--- START OF ITEMS ---

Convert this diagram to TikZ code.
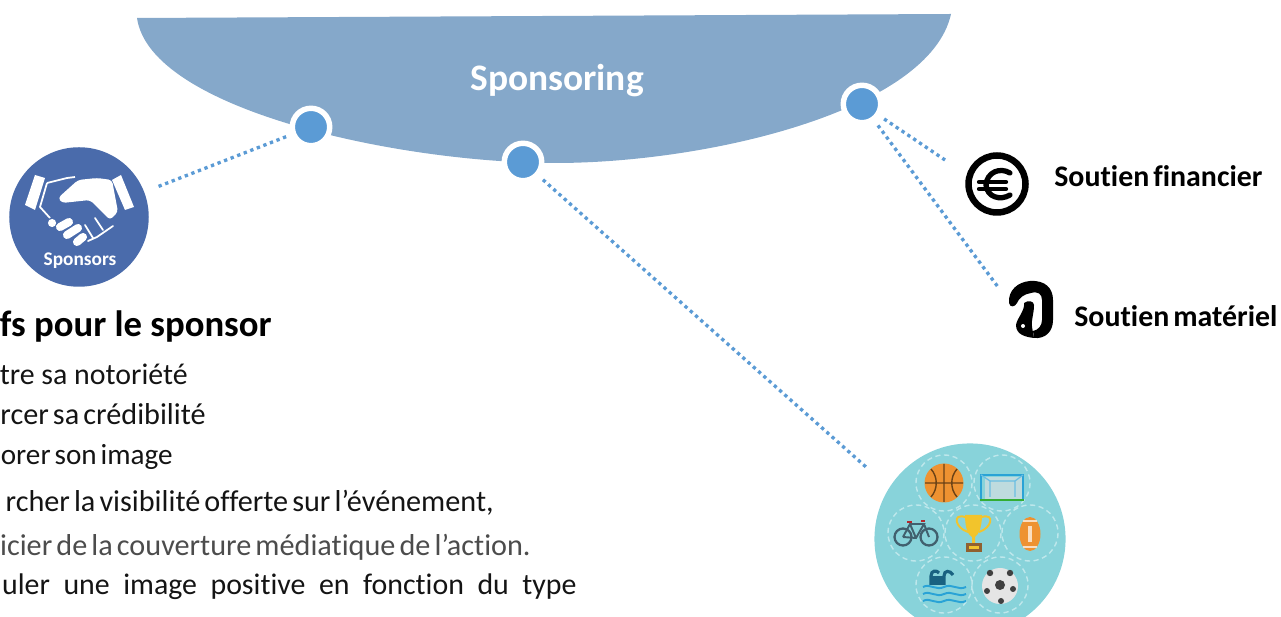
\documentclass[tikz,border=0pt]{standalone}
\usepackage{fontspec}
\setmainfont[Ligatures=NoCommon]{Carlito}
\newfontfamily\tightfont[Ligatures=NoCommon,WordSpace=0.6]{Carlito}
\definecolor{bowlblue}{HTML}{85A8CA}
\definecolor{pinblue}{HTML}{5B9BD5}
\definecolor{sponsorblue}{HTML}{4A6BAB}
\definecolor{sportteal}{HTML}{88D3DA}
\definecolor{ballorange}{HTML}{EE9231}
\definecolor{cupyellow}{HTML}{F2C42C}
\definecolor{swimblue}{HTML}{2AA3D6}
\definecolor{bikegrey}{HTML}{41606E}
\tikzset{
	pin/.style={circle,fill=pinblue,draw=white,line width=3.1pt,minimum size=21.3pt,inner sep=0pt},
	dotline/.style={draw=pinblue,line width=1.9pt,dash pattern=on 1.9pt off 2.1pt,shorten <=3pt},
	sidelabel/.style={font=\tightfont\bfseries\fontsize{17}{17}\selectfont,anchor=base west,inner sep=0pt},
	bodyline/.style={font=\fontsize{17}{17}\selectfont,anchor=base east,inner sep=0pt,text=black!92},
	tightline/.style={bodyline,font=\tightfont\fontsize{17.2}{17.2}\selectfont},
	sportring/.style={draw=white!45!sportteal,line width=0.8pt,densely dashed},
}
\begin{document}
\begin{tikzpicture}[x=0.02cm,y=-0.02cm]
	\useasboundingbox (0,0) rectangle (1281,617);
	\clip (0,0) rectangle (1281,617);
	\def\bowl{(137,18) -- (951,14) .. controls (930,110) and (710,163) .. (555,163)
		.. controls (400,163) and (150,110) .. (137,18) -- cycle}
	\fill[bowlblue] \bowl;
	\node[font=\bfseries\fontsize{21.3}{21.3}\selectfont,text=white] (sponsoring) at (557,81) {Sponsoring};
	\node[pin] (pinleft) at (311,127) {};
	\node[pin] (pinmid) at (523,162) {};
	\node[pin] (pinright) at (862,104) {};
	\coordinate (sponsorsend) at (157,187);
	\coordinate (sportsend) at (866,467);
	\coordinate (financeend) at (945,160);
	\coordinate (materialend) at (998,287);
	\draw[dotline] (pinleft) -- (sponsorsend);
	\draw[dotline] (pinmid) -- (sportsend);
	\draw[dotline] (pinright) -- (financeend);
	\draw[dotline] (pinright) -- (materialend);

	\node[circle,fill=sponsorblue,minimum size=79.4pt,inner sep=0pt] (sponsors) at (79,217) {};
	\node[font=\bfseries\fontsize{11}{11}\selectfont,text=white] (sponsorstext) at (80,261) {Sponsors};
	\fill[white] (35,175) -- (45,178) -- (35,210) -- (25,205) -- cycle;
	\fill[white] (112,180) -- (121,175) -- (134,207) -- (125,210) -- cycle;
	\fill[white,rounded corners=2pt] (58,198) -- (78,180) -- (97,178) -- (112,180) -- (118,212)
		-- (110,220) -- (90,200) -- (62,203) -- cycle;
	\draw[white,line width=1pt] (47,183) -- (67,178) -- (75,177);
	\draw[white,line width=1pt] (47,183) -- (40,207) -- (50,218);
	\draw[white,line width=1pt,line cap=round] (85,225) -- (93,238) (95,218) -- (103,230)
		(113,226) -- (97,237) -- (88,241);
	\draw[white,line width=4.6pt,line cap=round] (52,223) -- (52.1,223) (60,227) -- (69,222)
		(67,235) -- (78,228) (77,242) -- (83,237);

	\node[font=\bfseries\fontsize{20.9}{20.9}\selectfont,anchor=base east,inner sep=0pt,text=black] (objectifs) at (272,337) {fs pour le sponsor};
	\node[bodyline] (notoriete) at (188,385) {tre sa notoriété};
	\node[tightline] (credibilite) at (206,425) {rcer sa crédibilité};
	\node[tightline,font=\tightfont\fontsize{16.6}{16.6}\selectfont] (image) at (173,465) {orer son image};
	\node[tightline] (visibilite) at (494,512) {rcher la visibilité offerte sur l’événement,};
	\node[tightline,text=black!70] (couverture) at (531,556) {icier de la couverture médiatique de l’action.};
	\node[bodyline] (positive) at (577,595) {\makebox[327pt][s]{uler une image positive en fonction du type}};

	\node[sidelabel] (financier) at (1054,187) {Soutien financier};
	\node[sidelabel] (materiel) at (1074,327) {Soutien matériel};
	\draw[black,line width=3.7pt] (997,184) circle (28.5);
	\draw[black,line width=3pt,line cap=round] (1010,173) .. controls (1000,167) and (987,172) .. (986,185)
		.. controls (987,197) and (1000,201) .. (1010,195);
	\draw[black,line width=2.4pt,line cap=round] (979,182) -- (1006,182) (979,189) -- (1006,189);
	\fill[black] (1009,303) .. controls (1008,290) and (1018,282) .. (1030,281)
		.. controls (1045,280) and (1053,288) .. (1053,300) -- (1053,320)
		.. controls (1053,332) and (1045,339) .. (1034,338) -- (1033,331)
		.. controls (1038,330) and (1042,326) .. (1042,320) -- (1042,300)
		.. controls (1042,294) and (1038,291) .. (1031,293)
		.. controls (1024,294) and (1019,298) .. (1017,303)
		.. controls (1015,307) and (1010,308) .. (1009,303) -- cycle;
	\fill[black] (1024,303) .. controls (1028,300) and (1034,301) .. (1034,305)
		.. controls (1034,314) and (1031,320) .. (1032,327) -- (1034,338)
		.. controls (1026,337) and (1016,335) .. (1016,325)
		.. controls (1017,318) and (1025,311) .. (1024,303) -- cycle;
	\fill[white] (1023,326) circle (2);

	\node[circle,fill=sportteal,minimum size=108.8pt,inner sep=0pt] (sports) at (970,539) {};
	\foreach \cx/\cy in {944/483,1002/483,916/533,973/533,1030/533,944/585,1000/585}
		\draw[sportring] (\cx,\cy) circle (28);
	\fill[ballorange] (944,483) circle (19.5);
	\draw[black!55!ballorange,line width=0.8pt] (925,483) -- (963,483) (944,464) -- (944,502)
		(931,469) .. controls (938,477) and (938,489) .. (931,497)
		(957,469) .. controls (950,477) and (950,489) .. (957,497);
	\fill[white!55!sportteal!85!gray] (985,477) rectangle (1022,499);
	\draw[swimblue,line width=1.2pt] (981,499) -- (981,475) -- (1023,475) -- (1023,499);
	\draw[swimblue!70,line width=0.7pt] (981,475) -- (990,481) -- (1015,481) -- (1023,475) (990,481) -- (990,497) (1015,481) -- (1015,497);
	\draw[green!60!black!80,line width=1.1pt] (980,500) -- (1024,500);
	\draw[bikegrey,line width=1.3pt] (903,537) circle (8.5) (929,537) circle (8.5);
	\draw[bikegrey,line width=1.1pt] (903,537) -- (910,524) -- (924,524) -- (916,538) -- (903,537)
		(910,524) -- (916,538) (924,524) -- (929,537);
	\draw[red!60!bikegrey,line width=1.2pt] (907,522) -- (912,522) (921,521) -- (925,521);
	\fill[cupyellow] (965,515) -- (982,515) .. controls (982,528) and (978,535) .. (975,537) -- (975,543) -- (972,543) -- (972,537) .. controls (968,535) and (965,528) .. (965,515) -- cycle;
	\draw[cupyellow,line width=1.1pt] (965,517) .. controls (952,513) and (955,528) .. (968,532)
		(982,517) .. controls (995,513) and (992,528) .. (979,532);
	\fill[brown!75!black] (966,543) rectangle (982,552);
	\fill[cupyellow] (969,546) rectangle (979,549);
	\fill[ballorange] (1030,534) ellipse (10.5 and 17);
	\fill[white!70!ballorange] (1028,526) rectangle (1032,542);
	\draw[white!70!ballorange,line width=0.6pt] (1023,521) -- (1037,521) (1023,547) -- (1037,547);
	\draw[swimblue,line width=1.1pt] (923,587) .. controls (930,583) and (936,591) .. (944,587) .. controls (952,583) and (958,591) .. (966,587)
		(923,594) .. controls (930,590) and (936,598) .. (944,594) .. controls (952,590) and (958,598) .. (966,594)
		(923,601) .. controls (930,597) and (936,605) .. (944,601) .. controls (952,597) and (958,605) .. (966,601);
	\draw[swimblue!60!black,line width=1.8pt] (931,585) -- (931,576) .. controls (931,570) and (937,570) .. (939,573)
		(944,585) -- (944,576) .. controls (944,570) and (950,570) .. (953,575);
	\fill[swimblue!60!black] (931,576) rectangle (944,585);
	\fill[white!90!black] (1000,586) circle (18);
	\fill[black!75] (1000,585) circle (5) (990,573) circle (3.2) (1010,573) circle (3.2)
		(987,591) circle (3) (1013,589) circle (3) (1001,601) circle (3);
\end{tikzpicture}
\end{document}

--- END OF ITEMS ---
--- START OF ITEMS ---

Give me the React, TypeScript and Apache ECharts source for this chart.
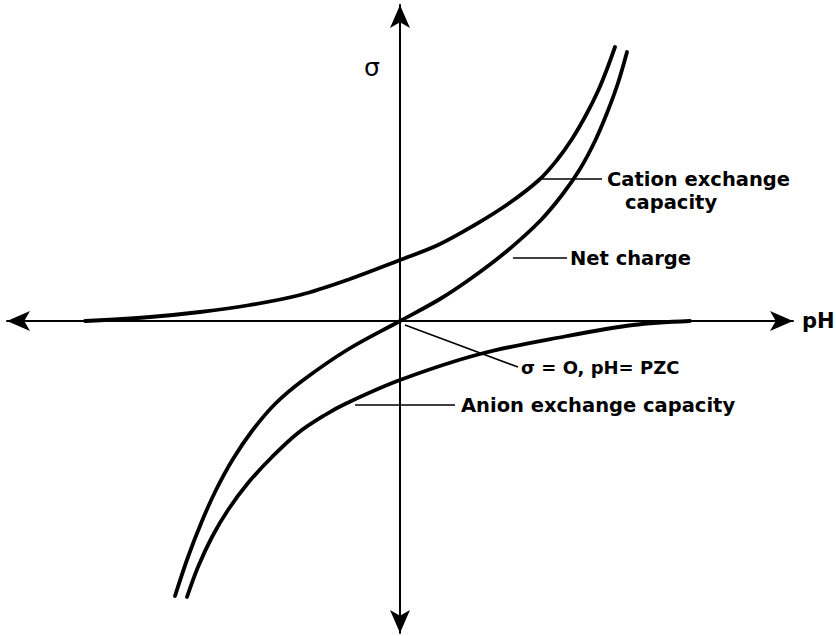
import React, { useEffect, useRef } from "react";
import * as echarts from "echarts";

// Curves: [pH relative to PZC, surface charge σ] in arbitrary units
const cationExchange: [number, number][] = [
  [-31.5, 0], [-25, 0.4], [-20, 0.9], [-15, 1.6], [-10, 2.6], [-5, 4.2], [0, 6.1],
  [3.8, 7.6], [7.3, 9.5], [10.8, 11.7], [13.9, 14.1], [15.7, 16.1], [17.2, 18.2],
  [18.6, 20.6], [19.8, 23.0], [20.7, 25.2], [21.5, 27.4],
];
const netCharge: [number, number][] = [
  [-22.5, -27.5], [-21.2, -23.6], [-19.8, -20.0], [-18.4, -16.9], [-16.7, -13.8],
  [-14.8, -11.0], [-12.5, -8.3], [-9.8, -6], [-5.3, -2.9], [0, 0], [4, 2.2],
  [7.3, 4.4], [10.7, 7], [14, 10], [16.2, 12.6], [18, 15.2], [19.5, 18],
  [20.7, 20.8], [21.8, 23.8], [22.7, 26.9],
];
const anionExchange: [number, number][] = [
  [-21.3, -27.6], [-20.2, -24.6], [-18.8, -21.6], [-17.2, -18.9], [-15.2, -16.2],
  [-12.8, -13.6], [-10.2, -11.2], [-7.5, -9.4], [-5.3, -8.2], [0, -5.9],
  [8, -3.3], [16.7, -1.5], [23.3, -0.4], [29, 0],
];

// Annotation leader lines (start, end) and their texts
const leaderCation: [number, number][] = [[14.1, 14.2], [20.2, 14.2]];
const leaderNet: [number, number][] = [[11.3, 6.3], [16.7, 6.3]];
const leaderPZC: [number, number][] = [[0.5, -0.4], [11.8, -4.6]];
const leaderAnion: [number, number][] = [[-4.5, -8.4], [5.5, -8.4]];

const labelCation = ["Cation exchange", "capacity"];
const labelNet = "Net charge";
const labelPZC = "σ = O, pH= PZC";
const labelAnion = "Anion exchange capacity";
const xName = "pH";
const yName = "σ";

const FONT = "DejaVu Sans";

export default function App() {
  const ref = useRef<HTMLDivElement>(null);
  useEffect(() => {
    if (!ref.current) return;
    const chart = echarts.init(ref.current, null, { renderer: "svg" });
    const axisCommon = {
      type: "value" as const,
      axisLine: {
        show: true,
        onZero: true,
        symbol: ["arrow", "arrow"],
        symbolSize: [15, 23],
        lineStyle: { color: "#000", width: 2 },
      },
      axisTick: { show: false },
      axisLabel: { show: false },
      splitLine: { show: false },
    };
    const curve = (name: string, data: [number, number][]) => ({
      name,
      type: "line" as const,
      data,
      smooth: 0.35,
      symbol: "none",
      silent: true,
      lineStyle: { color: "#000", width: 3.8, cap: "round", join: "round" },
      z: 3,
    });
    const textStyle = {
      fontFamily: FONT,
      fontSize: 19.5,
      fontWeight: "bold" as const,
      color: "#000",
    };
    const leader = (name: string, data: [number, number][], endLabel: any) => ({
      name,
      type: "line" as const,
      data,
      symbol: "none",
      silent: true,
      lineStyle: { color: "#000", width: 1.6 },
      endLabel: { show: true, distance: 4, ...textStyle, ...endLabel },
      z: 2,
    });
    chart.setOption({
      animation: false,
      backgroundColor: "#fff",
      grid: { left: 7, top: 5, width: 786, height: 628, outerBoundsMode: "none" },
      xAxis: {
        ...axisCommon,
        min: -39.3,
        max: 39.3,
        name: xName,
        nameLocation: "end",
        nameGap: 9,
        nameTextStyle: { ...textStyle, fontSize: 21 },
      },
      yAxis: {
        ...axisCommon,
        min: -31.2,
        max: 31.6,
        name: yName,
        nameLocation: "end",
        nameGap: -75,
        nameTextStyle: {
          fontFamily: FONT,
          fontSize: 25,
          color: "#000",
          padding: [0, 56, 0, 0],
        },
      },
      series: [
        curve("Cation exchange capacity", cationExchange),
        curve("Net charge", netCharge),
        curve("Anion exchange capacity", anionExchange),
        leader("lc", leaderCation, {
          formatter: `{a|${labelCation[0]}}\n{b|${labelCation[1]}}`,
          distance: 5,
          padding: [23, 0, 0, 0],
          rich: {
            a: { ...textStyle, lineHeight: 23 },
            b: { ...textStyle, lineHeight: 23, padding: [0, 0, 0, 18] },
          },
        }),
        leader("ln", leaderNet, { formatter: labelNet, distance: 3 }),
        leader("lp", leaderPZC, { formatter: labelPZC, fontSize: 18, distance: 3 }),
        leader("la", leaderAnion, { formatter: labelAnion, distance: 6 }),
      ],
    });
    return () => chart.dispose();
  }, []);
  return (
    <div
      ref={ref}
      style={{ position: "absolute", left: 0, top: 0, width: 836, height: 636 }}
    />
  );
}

--- END OF ITEMS ---
--- START OF ITEMS ---

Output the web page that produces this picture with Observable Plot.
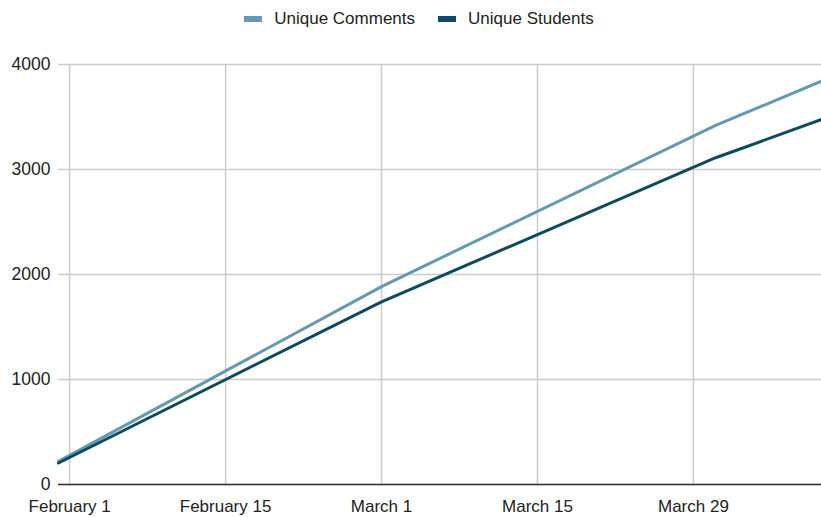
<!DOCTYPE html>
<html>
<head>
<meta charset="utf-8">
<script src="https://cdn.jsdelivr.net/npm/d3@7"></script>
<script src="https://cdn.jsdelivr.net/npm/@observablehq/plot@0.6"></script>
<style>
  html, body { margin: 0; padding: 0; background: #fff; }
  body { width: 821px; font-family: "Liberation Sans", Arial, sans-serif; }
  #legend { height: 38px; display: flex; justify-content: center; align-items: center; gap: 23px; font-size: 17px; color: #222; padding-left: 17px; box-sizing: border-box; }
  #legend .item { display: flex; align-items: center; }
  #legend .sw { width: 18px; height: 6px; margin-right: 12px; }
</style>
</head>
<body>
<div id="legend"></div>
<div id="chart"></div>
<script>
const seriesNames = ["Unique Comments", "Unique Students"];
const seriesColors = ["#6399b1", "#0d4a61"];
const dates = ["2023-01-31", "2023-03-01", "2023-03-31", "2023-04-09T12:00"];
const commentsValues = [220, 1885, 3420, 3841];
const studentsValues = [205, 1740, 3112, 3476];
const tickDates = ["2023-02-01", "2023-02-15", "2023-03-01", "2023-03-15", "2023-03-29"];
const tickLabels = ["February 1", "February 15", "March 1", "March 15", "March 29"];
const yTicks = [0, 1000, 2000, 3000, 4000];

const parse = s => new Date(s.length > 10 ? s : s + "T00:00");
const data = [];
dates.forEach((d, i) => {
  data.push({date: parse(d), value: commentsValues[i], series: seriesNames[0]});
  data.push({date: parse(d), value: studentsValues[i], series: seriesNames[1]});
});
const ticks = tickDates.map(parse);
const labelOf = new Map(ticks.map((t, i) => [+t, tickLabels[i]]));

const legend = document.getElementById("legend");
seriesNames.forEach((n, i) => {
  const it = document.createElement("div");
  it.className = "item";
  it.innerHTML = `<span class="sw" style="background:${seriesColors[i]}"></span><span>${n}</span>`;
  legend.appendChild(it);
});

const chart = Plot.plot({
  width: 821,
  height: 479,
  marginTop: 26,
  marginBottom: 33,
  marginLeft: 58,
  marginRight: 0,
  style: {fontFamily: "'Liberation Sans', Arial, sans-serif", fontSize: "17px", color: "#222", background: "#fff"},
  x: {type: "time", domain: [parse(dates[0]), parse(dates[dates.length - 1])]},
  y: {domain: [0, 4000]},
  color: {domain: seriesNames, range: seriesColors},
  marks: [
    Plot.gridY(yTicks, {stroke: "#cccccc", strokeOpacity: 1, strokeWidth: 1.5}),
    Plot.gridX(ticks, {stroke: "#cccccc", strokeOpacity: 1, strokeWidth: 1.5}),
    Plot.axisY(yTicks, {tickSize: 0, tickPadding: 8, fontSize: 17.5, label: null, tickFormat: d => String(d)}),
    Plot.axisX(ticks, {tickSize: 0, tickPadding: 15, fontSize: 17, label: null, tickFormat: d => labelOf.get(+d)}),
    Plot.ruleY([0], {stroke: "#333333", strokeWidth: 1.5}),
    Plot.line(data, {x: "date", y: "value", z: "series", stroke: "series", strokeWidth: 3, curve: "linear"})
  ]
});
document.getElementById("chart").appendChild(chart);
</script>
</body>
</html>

--- END OF ITEMS ---

REQUIREMENTS
Repeat exactly the stretch of lines that opens with the line containing "Output the web" and closes with the line containing "const yTicks = [0, 1000, 2000, 3000, 4000];". Leave the pictures out, and add nothing.

FULL SOLUTION
Output the web page that produces this picture with Observable Plot.
<!DOCTYPE html>
<html>
<head>
<meta charset="utf-8">
<script src="https://cdn.jsdelivr.net/npm/d3@7"></script>
<script src="https://cdn.jsdelivr.net/npm/@observablehq/plot@0.6"></script>
<style>
  html, body { margin: 0; padding: 0; background: #fff; }
  body { width: 821px; font-family: "Liberation Sans", Arial, sans-serif; }
  #legend { height: 38px; display: flex; justify-content: center; align-items: center; gap: 23px; font-size: 17px; color: #222; padding-left: 17px; box-sizing: border-box; }
  #legend .item { display: flex; align-items: center; }
  #legend .sw { width: 18px; height: 6px; margin-right: 12px; }
</style>
</head>
<body>
<div id="legend"></div>
<div id="chart"></div>
<script>
const seriesNames = ["Unique Comments", "Unique Students"];
const seriesColors = ["#6399b1", "#0d4a61"];
const dates = ["2023-01-31", "2023-03-01", "2023-03-31", "2023-04-09T12:00"];
const commentsValues = [220, 1885, 3420, 3841];
const studentsValues = [205, 1740, 3112, 3476];
const tickDates = ["2023-02-01", "2023-02-15", "2023-03-01", "2023-03-15", "2023-03-29"];
const tickLabels = ["February 1", "February 15", "March 1", "March 15", "March 29"];
const yTicks = [0, 1000, 2000, 3000, 4000];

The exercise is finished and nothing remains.